## [Data section]
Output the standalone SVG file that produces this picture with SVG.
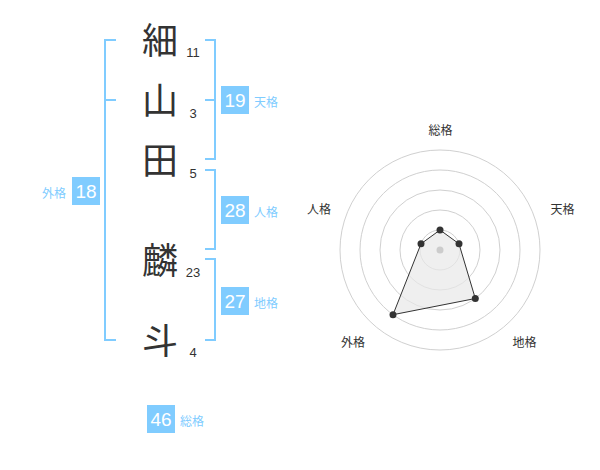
<svg xmlns="http://www.w3.org/2000/svg" width="600" height="470" viewBox="0 0 600 470">
<style>
.kanji{font-family:"Noto Sans CJK JP","Noto Sans CJK SC",sans-serif;font-size:36px;fill:#333;text-anchor:middle}
.stroke{font-family:"Liberation Sans",Arial,sans-serif;font-size:13px;fill:#333;text-anchor:middle}
.box{fill:#80ccff}
.boxnum{font-family:"Liberation Sans",Arial,sans-serif;font-size:19px;fill:#fff;text-anchor:middle}
.lbl{font-family:"Noto Sans CJK JP","Noto Sans CJK SC",sans-serif;font-size:12px;fill:#80ccff}
.br{fill:none;stroke:#80ccff;stroke-width:2}
.ring{fill:none;stroke:#d0d0d0;stroke-width:1}
.rlbl{font-family:"Noto Sans CJK JP","Noto Sans CJK SC",sans-serif;font-size:12px;fill:#333;text-anchor:middle}
.dot{fill:#333}
</style>
<rect width="600" height="470" fill="#fff"/>
<g id="connectors">
<path class="br" d="M205,40 H215 V159 H205 M205,100 H215"/>
<path class="br" d="M205,170 H215 V249 H205"/>
<path class="br" d="M205,259 H215 V340 H205"/>
<path class="br" d="M116,40 H105 V340 H116 M105,100 H116"/>
</g>
<g id="name">
<g id="c1"><text class="kanji" x="160" y="54">細</text><text class="stroke" x="193" y="57">11</text></g>
<g id="c2"><text class="kanji" x="160" y="114">山</text><text class="stroke" x="193" y="118">3</text></g>
<g id="c3"><text class="kanji" x="160" y="174">田</text><text class="stroke" x="193" y="178">5</text></g>
<g id="c4"><text class="kanji" x="160" y="274">麟</text><text class="stroke" x="193" y="277">23</text></g>
<g id="c5"><text class="kanji" x="160" y="354">斗</text><text class="stroke" x="193" y="357">4</text></g>
</g>
<g id="tenkaku"><rect class="box" x="221" y="86" width="28" height="28"/><text class="boxnum" x="235" y="107">19</text><text class="lbl" x="254" y="107">天格</text></g>
<g id="jinkaku"><rect class="box" x="221" y="196" width="28" height="28"/><text class="boxnum" x="235" y="217">28</text><text class="lbl" x="254" y="217">人格</text></g>
<g id="chikaku"><rect class="box" x="221" y="287" width="28" height="28"/><text class="boxnum" x="235" y="308">27</text><text class="lbl" x="254" y="308">地格</text></g>
<g id="gaikaku"><rect class="box" x="72" y="177" width="28" height="28"/><text class="boxnum" x="86" y="198">18</text><text class="lbl" x="66" y="198" text-anchor="end">外格</text></g>
<g id="soukaku"><rect class="box" x="147" y="405" width="28" height="28"/><text class="boxnum" x="161" y="426">46</text><text class="lbl" x="180" y="426">総格</text></g>
<g id="radar">
<circle class="ring" cx="440" cy="250" r="100"/>
<circle class="ring" cx="440" cy="250" r="80"/>
<circle class="ring" cx="440" cy="250" r="60"/>
<circle class="ring" cx="440" cy="250" r="40"/>
<circle class="ring" cx="440" cy="250" r="20"/>
<polygon points="440,230 459,243.8 475.3,298.5 393,314.7 421,243.8" fill="#e8e8e8" fill-opacity="0.7" stroke="#333" stroke-width="1"/>
<circle cx="440" cy="250" r="3.5" fill="#ccc"/>
<circle class="dot" cx="440" cy="230" r="3.5"/>
<circle class="dot" cx="459" cy="243.8" r="3.5"/>
<circle class="dot" cx="475.3" cy="298.5" r="3.5"/>
<circle class="dot" cx="393" cy="314.7" r="3.5"/>
<circle class="dot" cx="421" cy="243.8" r="3.5"/>
<text class="rlbl" x="440.5" y="135">総格</text>
<text class="rlbl" x="562.5" y="213.5">天格</text>
<text class="rlbl" x="319" y="213.5">人格</text>
<text class="rlbl" x="524.5" y="347">地格</text>
<text class="rlbl" x="353" y="347">外格</text>
</g>
</svg>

## [Goal]
Repeat verbatim all the material, but not the pictures.

## [Written answer]
Output the standalone SVG file that produces this picture with SVG.
<svg xmlns="http://www.w3.org/2000/svg" width="600" height="470" viewBox="0 0 600 470">
<style>
.kanji{font-family:"Noto Sans CJK JP","Noto Sans CJK SC",sans-serif;font-size:36px;fill:#333;text-anchor:middle}
.stroke{font-family:"Liberation Sans",Arial,sans-serif;font-size:13px;fill:#333;text-anchor:middle}
.box{fill:#80ccff}
.boxnum{font-family:"Liberation Sans",Arial,sans-serif;font-size:19px;fill:#fff;text-anchor:middle}
.lbl{font-family:"Noto Sans CJK JP","Noto Sans CJK SC",sans-serif;font-size:12px;fill:#80ccff}
.br{fill:none;stroke:#80ccff;stroke-width:2}
.ring{fill:none;stroke:#d0d0d0;stroke-width:1}
.rlbl{font-family:"Noto Sans CJK JP","Noto Sans CJK SC",sans-serif;font-size:12px;fill:#333;text-anchor:middle}
.dot{fill:#333}
</style>
<rect width="600" height="470" fill="#fff"/>
<g id="connectors">
<path class="br" d="M205,40 H215 V159 H205 M205,100 H215"/>
<path class="br" d="M205,170 H215 V249 H205"/>
<path class="br" d="M205,259 H215 V340 H205"/>
<path class="br" d="M116,40 H105 V340 H116 M105,100 H116"/>
</g>
<g id="name">
<g id="c1"><text class="kanji" x="160" y="54">細</text><text class="stroke" x="193" y="57">11</text></g>
<g id="c2"><text class="kanji" x="160" y="114">山</text><text class="stroke" x="193" y="118">3</text></g>
<g id="c3"><text class="kanji" x="160" y="174">田</text><text class="stroke" x="193" y="178">5</text></g>
<g id="c4"><text class="kanji" x="160" y="274">麟</text><text class="stroke" x="193" y="277">23</text></g>
<g id="c5"><text class="kanji" x="160" y="354">斗</text><text class="stroke" x="193" y="357">4</text></g>
</g>
<g id="tenkaku"><rect class="box" x="221" y="86" width="28" height="28"/><text class="boxnum" x="235" y="107">19</text><text class="lbl" x="254" y="107">天格</text></g>
<g id="jinkaku"><rect class="box" x="221" y="196" width="28" height="28"/><text class="boxnum" x="235" y="217">28</text><text class="lbl" x="254" y="217">人格</text></g>
<g id="chikaku"><rect class="box" x="221" y="287" width="28" height="28"/><text class="boxnum" x="235" y="308">27</text><text class="lbl" x="254" y="308">地格</text></g>
<g id="gaikaku"><rect class="box" x="72" y="177" width="28" height="28"/><text class="boxnum" x="86" y="198">18</text><text class="lbl" x="66" y="198" text-anchor="end">外格</text></g>
<g id="soukaku"><rect class="box" x="147" y="405" width="28" height="28"/><text class="boxnum" x="161" y="426">46</text><text class="lbl" x="180" y="426">総格</text></g>
<g id="radar">
<circle class="ring" cx="440" cy="250" r="100"/>
<circle class="ring" cx="440" cy="250" r="80"/>
<circle class="ring" cx="440" cy="250" r="60"/>
<circle class="ring" cx="440" cy="250" r="40"/>
<circle class="ring" cx="440" cy="250" r="20"/>
<polygon points="440,230 459,243.8 475.3,298.5 393,314.7 421,243.8" fill="#e8e8e8" fill-opacity="0.7" stroke="#333" stroke-width="1"/>
<circle cx="440" cy="250" r="3.5" fill="#ccc"/>
<circle class="dot" cx="440" cy="230" r="3.5"/>
<circle class="dot" cx="459" cy="243.8" r="3.5"/>
<circle class="dot" cx="475.3" cy="298.5" r="3.5"/>
<circle class="dot" cx="393" cy="314.7" r="3.5"/>
<circle class="dot" cx="421" cy="243.8" r="3.5"/>
<text class="rlbl" x="440.5" y="135">総格</text>
<text class="rlbl" x="562.5" y="213.5">天格</text>
<text class="rlbl" x="319" y="213.5">人格</text>
<text class="rlbl" x="524.5" y="347">地格</text>
<text class="rlbl" x="353" y="347">外格</text>
</g>
</svg>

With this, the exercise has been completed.